In the 1980s further calamities hit the Ecuadorian economy when global prices for petroleum dropped sharply, there was a dramatic increase in international interest rates, widespread damage to crops due to flooding and a major earthquake that severed the country’s oil pipeline for five months and cost it US$700 million in lost revenues.

It is taking advantage of both these economic woes and aided by corrupt domestic politicians that the International Monetary Fund (IMF) was able to impose severe austerity packages in the 1980s that included reductions in public expenditures, currency devaluations and increases in interest rates leading to widespread unemployment nationwide.
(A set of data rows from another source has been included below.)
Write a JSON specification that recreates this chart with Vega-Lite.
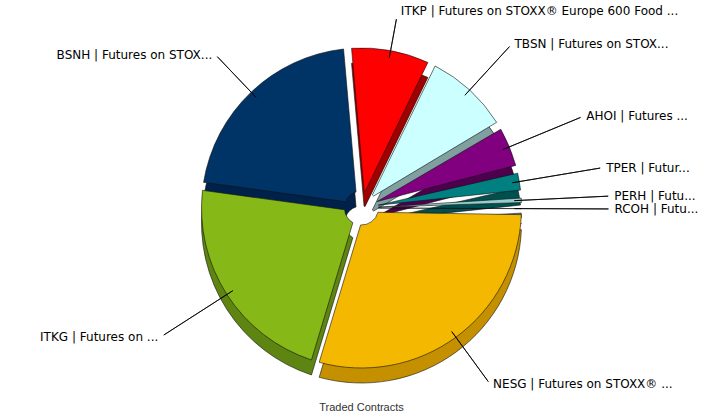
{
  "$schema": "https://vega.github.io/schema/vega-lite/v6.json",
  "width": 723,
  "height": 416,
  "autosize": "none",
  "padding": 0,
  "background": "white",
  "title": {"text": "Traded Contracts", "orient": "bottom", "frame": "group", "offset": -14, "font": "Liberation Sans", "fontSize": 11, "fontWeight": "normal", "color": "#333333", "anchor": "middle"},
  "data": {"values": [
    {"code": "ITKP", "label": "ITKP | Futures on STOXX® Europe 600 Food ...", "contracts": 8.6, "order": 1},
    {"code": "TBSN", "label": "TBSN | Futures on STOX...", "contracts": 9.2, "order": 2},
    {"code": "AHOI", "label": "AHOI | Futures ...", "contracts": 4.7, "order": 3},
    {"code": "TPER", "label": "TPER | Futur...", "contracts": 2.5, "order": 4},
    {"code": "PERH", "label": "PERH | Futu...", "contracts": 1.25, "order": 5},
    {"code": "RCOH", "label": "RCOH | Futu...", "contracts": 0.4, "order": 6},
    {"code": "NESG", "label": "NESG | Futures on STOXX® ...", "contracts": 29.4, "order": 7},
    {"code": "ITKG", "label": "ITKG | Futures on ...", "contracts": 22.5, "order": 8},
    {"code": "BSNH", "label": "BSNH | Futures on STOX...", "contracts": 21.45, "order": 9}
  ]},
  "encoding": {
    "theta": {"field": "contracts", "type": "quantitative", "stack": true, "scale": {"range": [-0.0873, 6.1959]}},
    "order": {"field": "order", "type": "quantitative"}
  },
  "layer": [
    {
      "mark": {"type": "arc", "yOffset": 15, "innerRadius": 17, "outerRadius": 160, "padAngle": 0.05, "stroke": "#111111", "strokeWidth": 0.6},
      "encoding": {"color": {"field": "code", "type": "nominal", "legend": null, "scale": {"domain": ["ITKP", "TBSN", "AHOI", "TPER", "PERH", "RCOH", "NESG", "ITKG", "BSNH"], "range": ["#A00000", "#80A0A0", "#4D004D", "#005050", "#6E9494", "#7A7A60", "#C49000", "#5E8412", "#00224A"]}}}
    },
    {
      "mark": {"type": "arc", "innerRadius": 17, "outerRadius": 160, "padAngle": 0.05, "stroke": "#111111", "strokeWidth": 0.6},
      "encoding": {"color": {"field": "code", "type": "nominal", "legend": null, "scale": {"domain": ["ITKP", "TBSN", "AHOI", "TPER", "PERH", "RCOH", "NESG", "ITKG", "BSNH"], "range": ["#FF0000", "#CCFFFF", "#800080", "#008080", "#99CCCC", "#A3A385", "#F5B800", "#86B818", "#003366"]}}}
    },
    {
      "mark": {"type": "arc", "filled": false, "color": "#000000", "strokeWidth": 0.8, "padAngle": 3.1, "innerRadius": 153,
        "outerRadius": {"expr": "[192,219,237,242,247,247,215,235,209][indexof(['ITKP','TBSN','AHOI','TPER','PERH','RCOH','NESG','ITKG','BSNH'], datum.code)]"}},
      "encoding": {"detail": {"field": "code", "type": "nominal"}}
    },
    {
      "mark": {"type": "text", "font": "DejaVu Sans", "fontSize": 12, "color": "#000000", "baseline": "middle",
        "radius": {"expr": "[200,222,240,245,250,250,218,238,212][indexof(['ITKP','TBSN','AHOI','TPER','PERH','RCOH','NESG','ITKG','BSNH'], datum.code)]"},
        "align": {"expr": "(datum.code == 'ITKG' || datum.code == 'BSNH') ? 'right' : 'left'"},
        "dx": {"expr": "(datum.code == 'ITKG' || datum.code == 'BSNH') ? -3 : 3"}},
      "encoding": {"text": {"field": "label", "type": "nominal"}, "detail": {"field": "code", "type": "nominal"}}
    }
  ],
  "resolve": {"scale": {"color": "independent"}}
}
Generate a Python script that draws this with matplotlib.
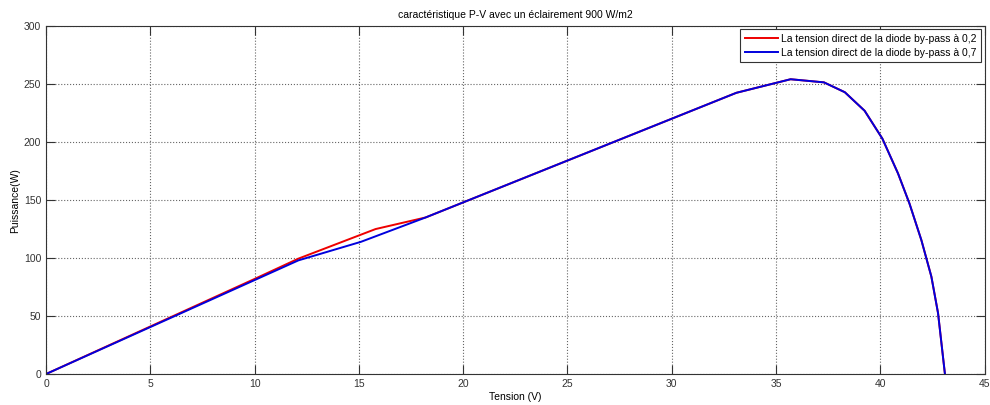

The economic decline continued through the 1990s, particularly towards its end, due to falling petroleum prices and extensive damage to banana plantations following to freak weather. This resulted in soaring inflation of over 60%, unemployment going over 17% of the population and the exchange value of the Ecuadorian sucre falling steadily.

Between 1999 and 2000 the value of the local currency fell by a whopping 82%, reaching 25,000 sucre to the US dollar and cutting the value of real minimum wages in the country by half, to a low of US$30 per month. The then President Jamil Mahuad, who took office in August 1998, faced one financial crisis after the other. In March 1999 he imposed a one-week bank holiday, then in April he ordered all savings and current accounts frozen for a year. In September the government defaulted on part of its US$20 billion in foreign debt and by December, ten of the country’s largest banks had failed. That is when Mahuad declared a state of emergency, ordered his 15 member cabinet to resign and announced the dollarization of the economy, i.e., adoption of the US dollar as the national currency. This meant that Ecuador was handing over control over its money supply, interest rates and other economic policies effectively to the US Treasury, becoming the second Latin American country after Panama to do so.

The dollarization move sparked widespread opposition and mass protests including a siege of the national Congress by over 10,000 native Indians in mid-January and finally ending in the military overthrow of the Mahuad government. It was in that short-lived military coup that the current President of Ecuador Lucio Gutierrez, a middle-level military officer, with close connections to the native Indian and sections of the Ecuadorian left movement, shot into national limelight.